- DATA SHOWN -
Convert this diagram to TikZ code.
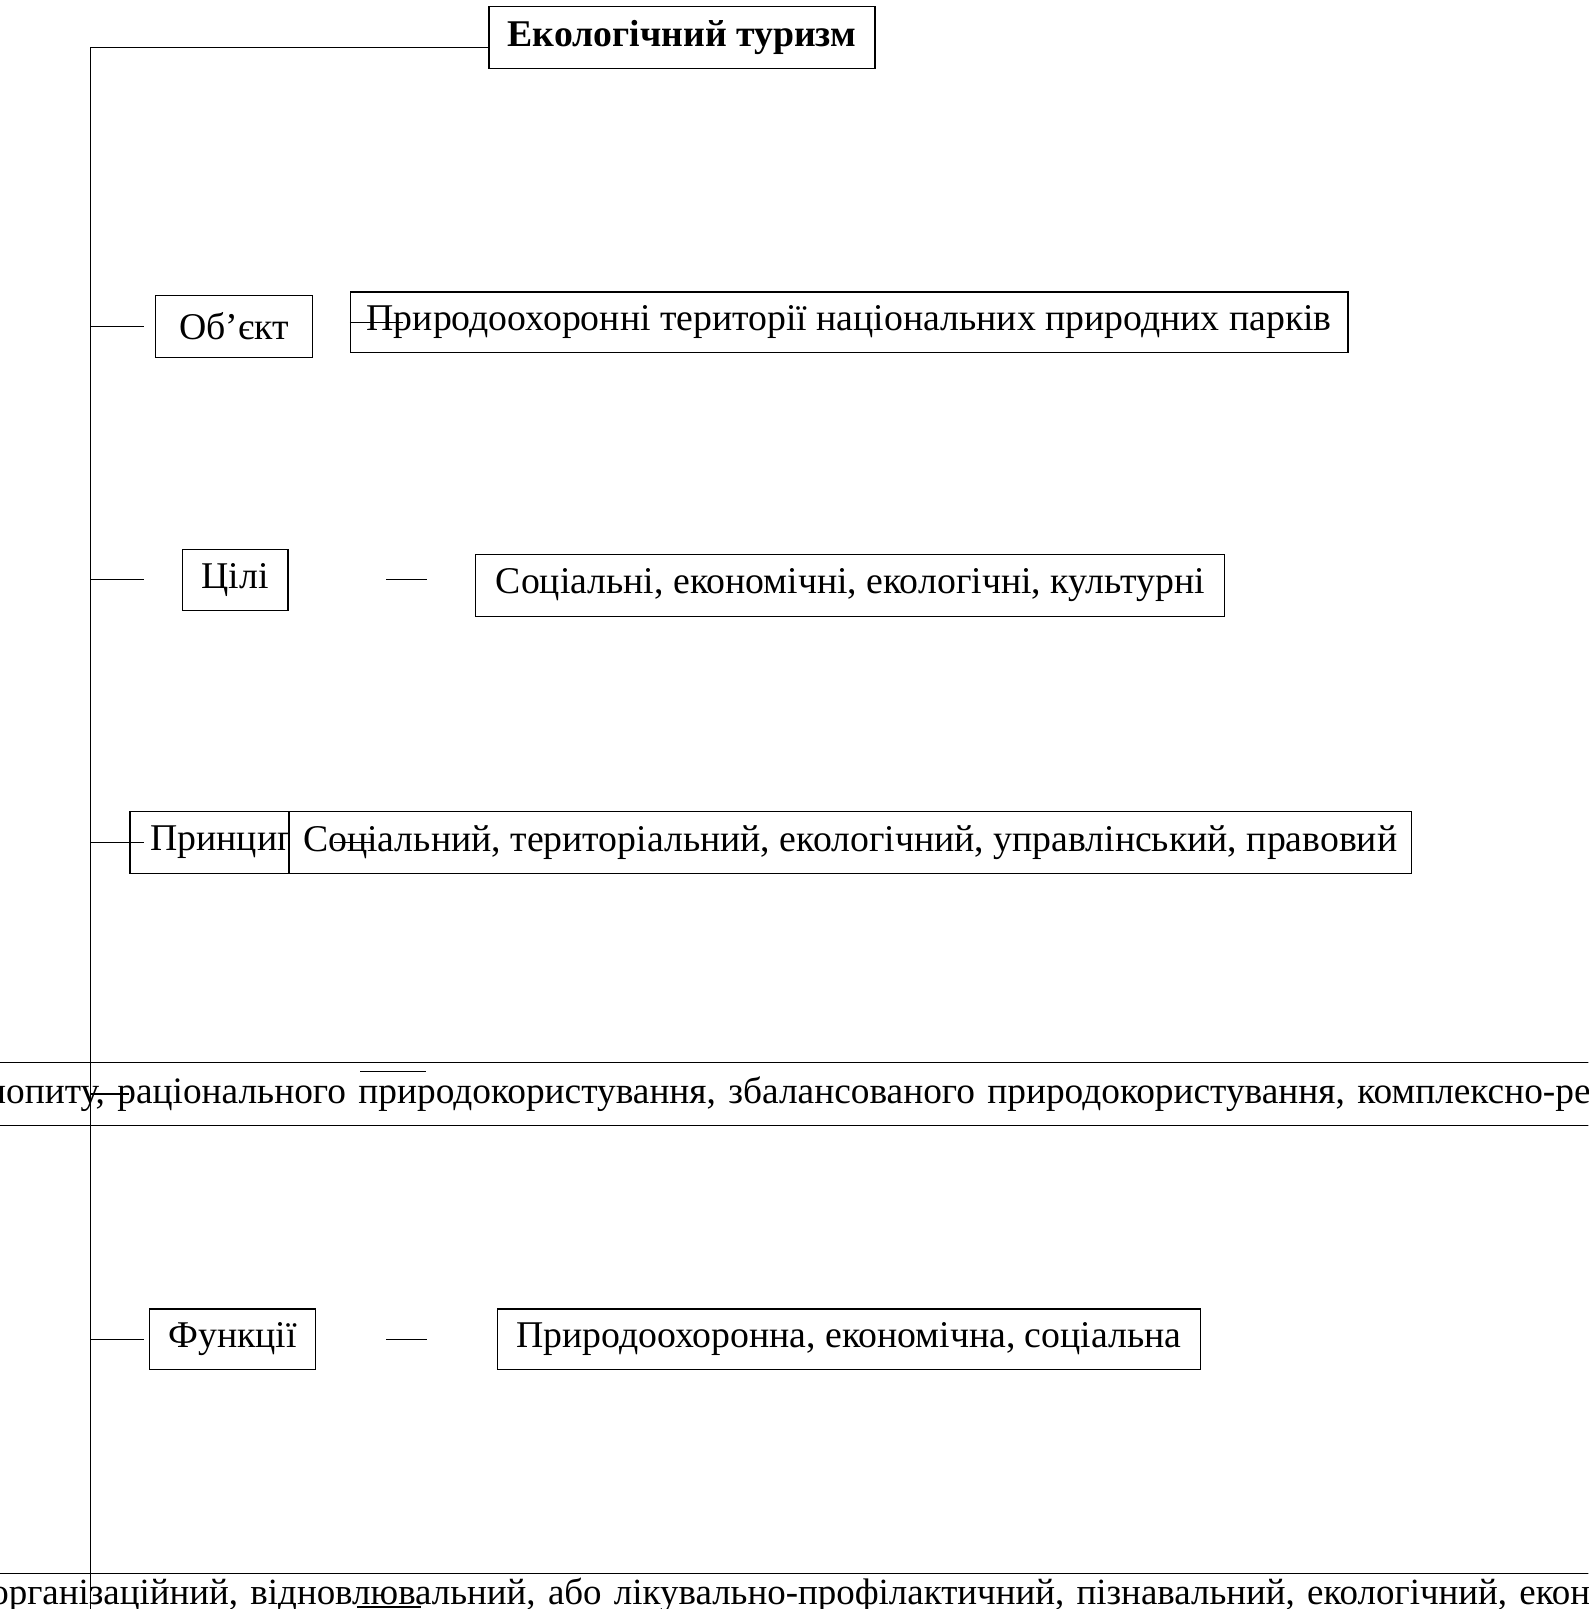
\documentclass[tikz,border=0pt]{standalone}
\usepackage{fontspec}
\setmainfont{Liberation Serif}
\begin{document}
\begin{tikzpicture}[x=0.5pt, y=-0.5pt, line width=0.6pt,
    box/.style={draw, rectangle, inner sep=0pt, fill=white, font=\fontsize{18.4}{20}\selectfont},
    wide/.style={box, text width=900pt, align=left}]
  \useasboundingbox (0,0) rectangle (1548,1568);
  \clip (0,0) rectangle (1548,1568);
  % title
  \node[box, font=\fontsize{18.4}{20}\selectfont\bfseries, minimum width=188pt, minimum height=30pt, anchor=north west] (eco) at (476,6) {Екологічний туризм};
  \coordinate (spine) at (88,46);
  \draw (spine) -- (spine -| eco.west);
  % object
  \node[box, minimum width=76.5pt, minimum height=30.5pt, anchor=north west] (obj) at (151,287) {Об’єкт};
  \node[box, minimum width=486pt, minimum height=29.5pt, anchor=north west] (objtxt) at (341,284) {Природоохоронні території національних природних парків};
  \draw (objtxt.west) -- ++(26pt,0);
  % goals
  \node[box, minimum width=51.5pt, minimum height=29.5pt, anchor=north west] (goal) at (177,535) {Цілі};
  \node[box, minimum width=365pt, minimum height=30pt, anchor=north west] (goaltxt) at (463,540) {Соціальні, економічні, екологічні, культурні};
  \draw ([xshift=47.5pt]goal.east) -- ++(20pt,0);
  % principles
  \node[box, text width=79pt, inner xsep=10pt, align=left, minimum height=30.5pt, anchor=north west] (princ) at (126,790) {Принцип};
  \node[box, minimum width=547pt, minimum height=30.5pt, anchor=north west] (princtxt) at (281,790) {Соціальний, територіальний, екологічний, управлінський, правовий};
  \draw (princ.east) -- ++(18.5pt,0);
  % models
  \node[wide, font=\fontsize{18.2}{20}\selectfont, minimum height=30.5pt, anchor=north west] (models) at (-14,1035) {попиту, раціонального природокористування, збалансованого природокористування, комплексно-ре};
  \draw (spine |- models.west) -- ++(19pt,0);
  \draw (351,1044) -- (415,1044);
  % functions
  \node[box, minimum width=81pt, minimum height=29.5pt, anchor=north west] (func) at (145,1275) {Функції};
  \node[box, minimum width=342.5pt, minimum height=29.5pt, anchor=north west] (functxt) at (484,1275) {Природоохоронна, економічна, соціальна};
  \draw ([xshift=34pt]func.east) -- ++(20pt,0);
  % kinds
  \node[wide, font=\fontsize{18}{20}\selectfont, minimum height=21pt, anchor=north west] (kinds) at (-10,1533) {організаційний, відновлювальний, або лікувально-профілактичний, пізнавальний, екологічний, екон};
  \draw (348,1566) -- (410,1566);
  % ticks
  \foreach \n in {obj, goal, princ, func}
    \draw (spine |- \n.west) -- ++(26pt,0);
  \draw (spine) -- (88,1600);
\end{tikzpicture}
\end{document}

- THE EXERCISE -
Repeat the listing in full and exactly. Do not include any images.

- COMPLETE RESPONSE -
Convert this diagram to TikZ code.
\documentclass[tikz,border=0pt]{standalone}
\usepackage{fontspec}
\setmainfont{Liberation Serif}
\begin{document}
\begin{tikzpicture}[x=0.5pt, y=-0.5pt, line width=0.6pt,
    box/.style={draw, rectangle, inner sep=0pt, fill=white, font=\fontsize{18.4}{20}\selectfont},
    wide/.style={box, text width=900pt, align=left}]
  \useasboundingbox (0,0) rectangle (1548,1568);
  \clip (0,0) rectangle (1548,1568);
  % title
  \node[box, font=\fontsize{18.4}{20}\selectfont\bfseries, minimum width=188pt, minimum height=30pt, anchor=north west] (eco) at (476,6) {Екологічний туризм};
  \coordinate (spine) at (88,46);
  \draw (spine) -- (spine -| eco.west);
  % object
  \node[box, minimum width=76.5pt, minimum height=30.5pt, anchor=north west] (obj) at (151,287) {Об’єкт};
  \node[box, minimum width=486pt, minimum height=29.5pt, anchor=north west] (objtxt) at (341,284) {Природоохоронні території національних природних парків};
  \draw (objtxt.west) -- ++(26pt,0);
  % goals
  \node[box, minimum width=51.5pt, minimum height=29.5pt, anchor=north west] (goal) at (177,535) {Цілі};
  \node[box, minimum width=365pt, minimum height=30pt, anchor=north west] (goaltxt) at (463,540) {Соціальні, економічні, екологічні, культурні};
  \draw ([xshift=47.5pt]goal.east) -- ++(20pt,0);
  % principles
  \node[box, text width=79pt, inner xsep=10pt, align=left, minimum height=30.5pt, anchor=north west] (princ) at (126,790) {Принцип};
  \node[box, minimum width=547pt, minimum height=30.5pt, anchor=north west] (princtxt) at (281,790) {Соціальний, територіальний, екологічний, управлінський, правовий};
  \draw (princ.east) -- ++(18.5pt,0);
  % models
  \node[wide, font=\fontsize{18.2}{20}\selectfont, minimum height=30.5pt, anchor=north west] (models) at (-14,1035) {попиту, раціонального природокористування, збалансованого природокористування, комплексно-ре};
  \draw (spine |- models.west) -- ++(19pt,0);
  \draw (351,1044) -- (415,1044);
  % functions
  \node[box, minimum width=81pt, minimum height=29.5pt, anchor=north west] (func) at (145,1275) {Функції};
  \node[box, minimum width=342.5pt, minimum height=29.5pt, anchor=north west] (functxt) at (484,1275) {Природоохоронна, економічна, соціальна};
  \draw ([xshift=34pt]func.east) -- ++(20pt,0);
  % kinds
  \node[wide, font=\fontsize{18}{20}\selectfont, minimum height=21pt, anchor=north west] (kinds) at (-10,1533) {організаційний, відновлювальний, або лікувально-профілактичний, пізнавальний, екологічний, екон};
  \draw (348,1566) -- (410,1566);
  % ticks
  \foreach \n in {obj, goal, princ, func}
    \draw (spine |- \n.west) -- ++(26pt,0);
  \draw (spine) -- (88,1600);
\end{tikzpicture}
\end{document}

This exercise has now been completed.